Yes, we get it. We’re transplanted big city outsiders unfamiliar with your simple middle American ways. Except, um, that we aren’t. One of us is from an Alabama town that makes Montgomery seem like Manhattan, and the other of us hails from a state where people count themselves lucky to be in the same area code as a Domino’s Pizza (the state has one area code). We were also raised in families that valued the local and unique, among people who thought that handmade was good. Which is not to say that we didn’t eat plenty of bad food. Hell, just tonight we ate at Ming’s Garden. On your recommendation, Montgomery (much good that did us when we ate at East China and regretted it for days afterward – word to the wise trying to follow this year’s awards’ multiple inexplicable East China recommendations).
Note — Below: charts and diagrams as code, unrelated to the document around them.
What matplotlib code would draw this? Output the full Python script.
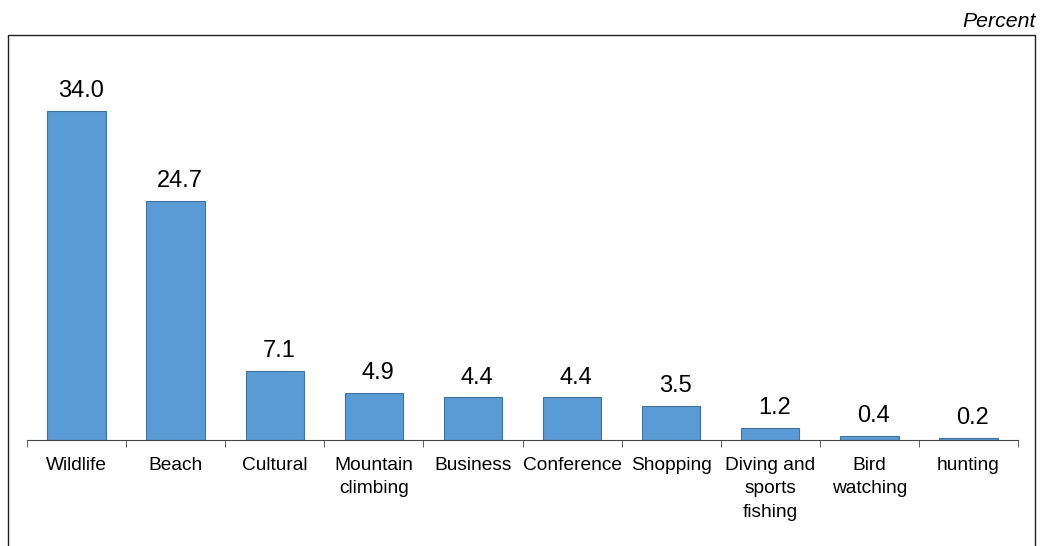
import matplotlib.pyplot as plt
from matplotlib import font_manager
from matplotlib.patches import Rectangle

# Туристические цели, в процентах
categories = ['Wildlife', 'Beach', 'Cultural', 'Mountain\nclimbing', 'Business',
              'Conference', 'Shopping', 'Diving and\nsports\nfishing', 'Bird\nwatching', 'hunting']
values = [34.0, 24.7, 7.1, 4.9, 4.4, 4.4, 3.5, 1.2, 0.4, 0.2]

plt.rcParams['font.family'] = ['Liberation Sans', 'DejaVu Sans']


def has_font(name):
    try:
        font_manager.findfont(font_manager.FontProperties(family=name), fallback_to_default=False)
        return True
    except ValueError:
        return False


# Узкий шрифт для подписей категорий, если он есть
if has_font('Liberation Sans Narrow'):
    cat_family, cat_size, cat_spacing = ['Liberation Sans Narrow', 'DejaVu Sans'], 16.5, 1.35
else:
    cat_family, cat_size, cat_spacing = ['Liberation Sans', 'DejaVu Sans'], 13.8, 1.52

fig = plt.figure(figsize=(10.46, 5.46), dpi=100)

# Рамка вокруг графика (снизу открыта)
fig.patches.append(Rectangle((8 / 1046, -0.05), (1035 - 8) / 1046, (546 - 35) / 546 + 0.05,
                             transform=fig.transFigure, fill=False,
                             edgecolor='#222222', linewidth=1.0))
fig.text(1036 / 1046, 1 - 26.7 / 546, 'Percent', ha='right', va='baseline',
         fontsize=15.3, style='italic')

ax = fig.add_axes([27 / 1046, 106 / 546, (1018 - 27) / 1046, (440 - 35) / 546])
x = range(len(values))
bars = ax.bar(x, values, width=0.59, color='#5B9BD5', edgecolor='#41719C', linewidth=0.8)

for b, v in zip(bars, values):
    ax.annotate(f'{v:.1f}', (b.get_x() + b.get_width() / 2, v), xytext=(3, 10),
                textcoords='offset points', ha='center', va='baseline', fontsize=17)

ax.set_xlim(-0.5, len(values) - 0.5)
ax.set_ylim(0, 405 / 9.68)
ax.set_xticks(list(x))
ax.set_xticklabels(categories, fontsize=cat_size, linespacing=cat_spacing, va='top',
                   family=cat_family)
ax.set_xticks([i - 0.5 for i in range(len(values) + 1)], minor=True)
ax.tick_params(axis='x', which='major', length=0, pad=12)
ax.tick_params(axis='x', which='minor', length=5, direction='out', color='#444444')
ax.set_yticks([])
for s in ['top', 'left', 'right']:
    ax.spines[s].set_visible(False)
ax.spines['bottom'].set_color('#444444')
ax.patch.set_alpha(0)

fig.savefig('out.png', dpi=100)
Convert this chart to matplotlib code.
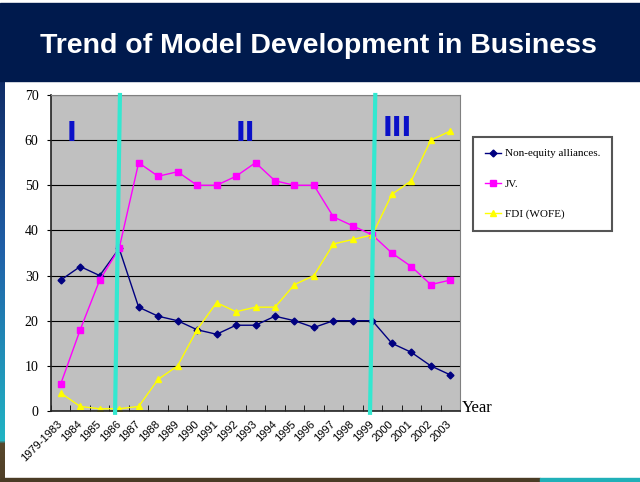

Thanks a lot; no telling how much hot yoga it will take to make ourselves feel better after eating all that “brown sauce.”

Not that we weren’t prepared. Like all self-respecting digital literati, we get Netflix. Which means we can see what you rent. The Montgomery Favorites section, full of Tyler Perry and prominently pimping Aloha, Scooby-Doo!, set the stage for the larger curtain-pull on your profoundly bad taste. But still, we’d hoped for better. Despite our more cynical natures, we’d hoped to see you repping the Tomatino’s incomparable crust, Martin’s fried pie, Thomas’ divine buffet…but perhaps we are less gourmands than gluttons for punishment. Or perhaps we are unredeemed elitists, overdue to be hoisted with our own petard and hurled backward unconscious into a neverending sea of breadsticks and salad.